TSA Officer: Ma’am, you can’t go through security with that much liquid
Me: But I couldn’t find a bathroom
Being from the Midwest means my signature potluck dish will contain a tub of mayonnaise, a jar of jelly, and a block of Velveeta.
And it will be called something like “Sexy Salad” to let you know I do not actually understand what sex or salad is.
When kidnappers take sensitivity training: fragrance free chloroform
As long as Apple doesn’t announce Ben Affleck as the new iPhone I think everything is going to be OK.
Got thrown out of Joann Fabrics for asking for wife material.
Gollum: it runs but never walks, has a bed but never sleeps, what is it?
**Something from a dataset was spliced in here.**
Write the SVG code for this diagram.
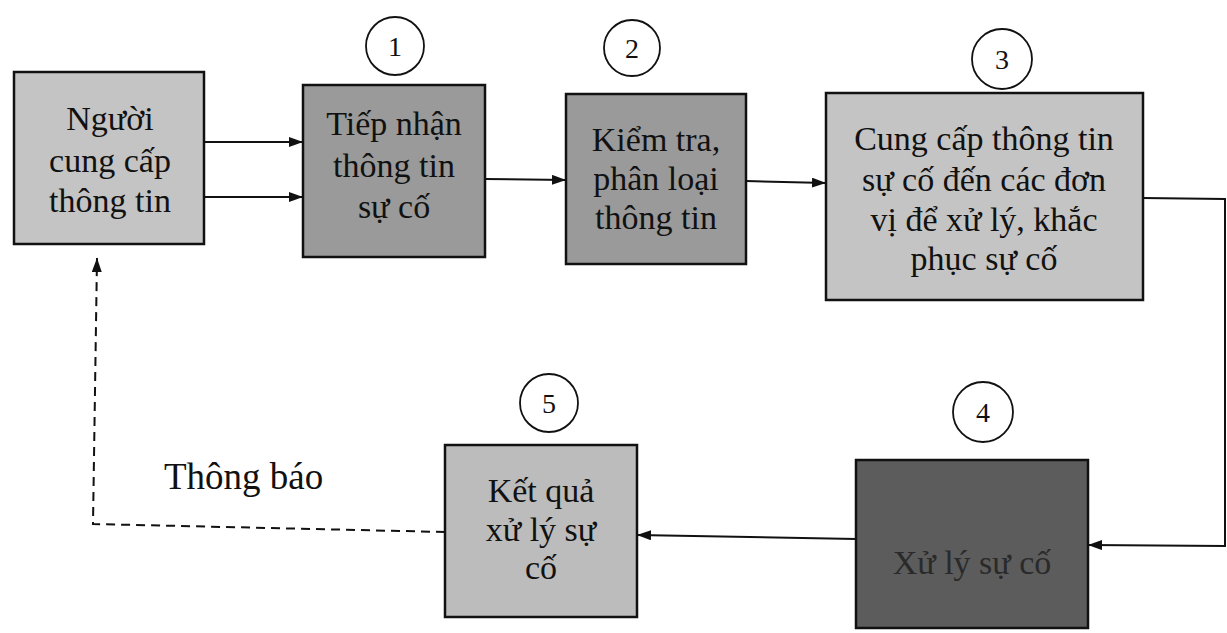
<svg xmlns="http://www.w3.org/2000/svg" width="1227" height="633" viewBox="0 0 1227 633">
<defs>
<style>
.box{stroke:#111;stroke-width:2.5}
.lt{fill:#c4c4c4}
.md{fill:#9a9a9a}
.dk{fill:#5c5c5c}
.circ{fill:#fff;stroke:#111;stroke-width:1.8}
.ln{fill:none;stroke:#111;stroke-width:2}
.dash{fill:none;stroke:#111;stroke-width:2;stroke-dasharray:9,6}
</style>
<marker id="ah" viewBox="0 0 14 10" refX="14" refY="5" markerWidth="14" markerHeight="10" markerUnits="userSpaceOnUse" orient="auto">
<path d="M0,0 L14,5 L0,10 Z" fill="#111"/>
</marker>
</defs>
<rect width="1227" height="633" fill="#fff"/>

<g font-family="'Liberation Serif','Times New Roman',serif" fill="#111">
<g id="connectors">
<line class="ln" x1="204" y1="142" x2="303" y2="142" marker-end="url(#ah)"/>
<line class="ln" x1="204" y1="197" x2="303" y2="197" marker-end="url(#ah)"/>
<line class="ln" x1="485" y1="179" x2="566" y2="180" marker-end="url(#ah)"/>
<line class="ln" x1="746" y1="181" x2="826" y2="183" marker-end="url(#ah)"/>
<path class="ln" d="M1143,198 L1225,199 L1225,546 L1088,545" marker-end="url(#ah)"/>
<line class="ln" x1="856" y1="539" x2="637" y2="535" marker-end="url(#ah)"/>
<path class="dash" d="M445,532 L93,524 L97,258" marker-end="url(#ah)"/>
<text x="164" y="489" font-size="37">Thông báo</text>
</g>

<g id="node-nguoi" text-anchor="middle" font-size="34">
<rect class="box lt" x="14" y="72" width="190" height="172"/>
<text x="110" y="130">Người</text>
<text x="110" y="172">cung cấp</text>
<text x="110" y="212">thông tin</text>
</g>

<g id="node-1" text-anchor="middle" font-size="34">
<circle class="circ" cx="395" cy="46" r="29"/>
<text x="395" y="56" font-size="28">1</text>
<rect class="box md" x="303" y="85" width="182" height="172" stroke-width="3"/>
<text x="394" y="135">Tiếp nhận</text>
<text x="394" y="177">thông tin</text>
<text x="394" y="218">sự cố</text>
</g>

<g id="node-2" text-anchor="middle" font-size="34">
<circle class="circ" cx="632" cy="48" r="28"/>
<text x="632" y="58" font-size="28">2</text>
<rect class="box md" x="566" y="94" width="180" height="170" stroke-width="3"/>
<text x="656" y="151">Kiểm tra,</text>
<text x="656" y="190">phân loại</text>
<text x="656" y="229">thông tin</text>
</g>

<g id="node-3" text-anchor="middle" font-size="34">
<circle class="circ" cx="1002" cy="59" r="30"/>
<text x="1002" y="69" font-size="28">3</text>
<rect class="box lt" x="826" y="93" width="317" height="207"/>
<text x="984" y="150">Cung cấp thông tin</text>
<text x="984" y="191">sự cố đến các đơn</text>
<text x="984" y="231">vị để xử lý, khắc</text>
<text x="984" y="270">phục sự cố</text>
</g>

<g id="node-4" text-anchor="middle" font-size="34">
<circle class="circ" cx="983" cy="412" r="30"/>
<text x="983" y="422" font-size="28">4</text>
<rect class="box dk" x="856" y="460" width="232" height="168" stroke-width="3.5"/>
<text x="972" y="574" fill="#2a2a2a">Xử lý sự cố</text>
</g>

<g id="node-5" text-anchor="middle" font-size="34">
<circle class="circ" cx="549" cy="403" r="29"/>
<text x="549" y="413" font-size="28">5</text>
<rect class="box lt" x="445" y="445" width="192" height="172" style="fill:#bcbcbc"/>
<text x="541" y="502">Kết quả</text>
<text x="541" y="541">xử lý sự</text>
<text x="541" y="579">cố</text>
</g>
</g>
</svg>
Me: my children, now give me the ring
Just found Elf on the Shelf in the bottom of my lingerie drawer. This explains so many things
Me: *pooping with the door open*
Olive Garden Mgr: “I know what the slogan says ma’am, we aren’t THAT kind of family.”
Ignorant person: “You’re Canadian. You live in igloos, right?”
Me: “You’re American. You live in McDonalds’, Right?
Landlord just came in the office and inserted £100 in my cleavage. I would question my professional integrity but £100! Wooo hooo.
He told me to strike while the iron is hot, like I know what an iron is.
I really admire my daughter’s restraint. When we were reunited after a week apart she waited 5 whole minutes before asking what I brought her
“What charities do you donate to?”
“I mostly just leave sunglasses all over the world.”
I keep hearing about all these businesses having a deep clean. What even is a deep clean? Have I just been shallow cleaning all these years, he asks as he wafts a duster in the general direction of some dust.
ME: I really love motorsport.
DATE: Do you like F1?
ME: I like all the function keys.
Money issues can seem overwhelming until you break it down and realize all you need to do is bring in a million times more per day. See? No problem.
You all think your dad’s cargo shorts are lame until you need to smuggle some Reese’s Pieces into the movie theater.
*receives a monthly bill*
didn’t i just pay this last month??
Corgis are great when you want a wolf that’s a loaf of bread.
SHERLOCK: Is that mud on your shoe?
WATSON: No, shit Sherlock.
Alcohol infused candy called Fermentos.
What’s it called when you wake up and have to delete 73% of your tweets from last night. Alcohol, it’s called alcohol.
The best way to stop uninvited guests from stopping by your home is to always answer the door naked.